In 2012 a team from MIT CSAIL discovered that you could get motion magnification by applying filtering algorithms to the color changes of individual pixels. The method didn't track movement directly, but instead used the color changes that result from the movement. With this technique the team could do some amazing things that depended on the direct observation of color change - like see the pulse in a wrist or the blood pulsing in a face.

The important, and almost accidental, discovery was that in magnifying color changes they also magnified motion. The new method is fast enough to work in real time. 

 

motionmag1

 

Now another MIT team, led by Oral Buyukozturk, has attempted to put the technique to use in monitoring structures - to directly see the vibrations in buildings, bridges and other constructions. Currently such monitoring involves instrumenting the building with accelerometers. This is expensive and doesn't generally give a complete "picture" of what is happening to the building. 

It would be much simpler to point a video camera at the building and use motion magnification software to really see the vibrations. The problem is that you can't be sure that what the software is extracting from the video is indeed the motion of the object and how it relates to the data you would get from the standard method using accelerometers. 

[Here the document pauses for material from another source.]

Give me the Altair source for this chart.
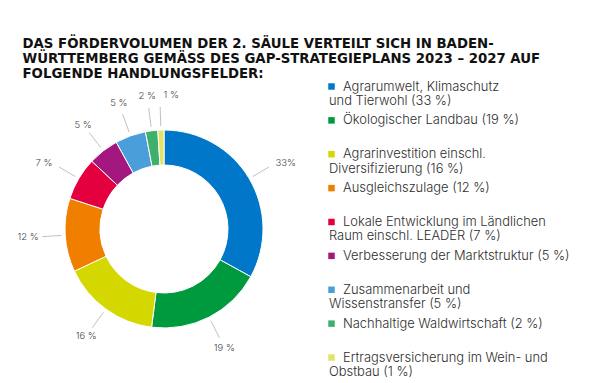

To confirm and calibrate the approach, the team used it to video a PVC pipe struck with a hammer and also measured the outcome using accelerometers and laser vibrometers. The motion magnified video revealed the pipe vibrating in the expected normal modes. You can see how well it worked in the following video: 

 

This is a technique that clearly has other potential uses and the good news is that the original software, not the improved version used here, is available on GitHub with an open source license.

motionmag2
The next stage is to use the method to monitor MIT's Green Building, the Zakim Bridge and the John Hancock Tower in Boston. I wonder if they will put up a monitor to allow people in the buildings, or passing over the bridge, to see just how much they move! It could be an unnerving experience.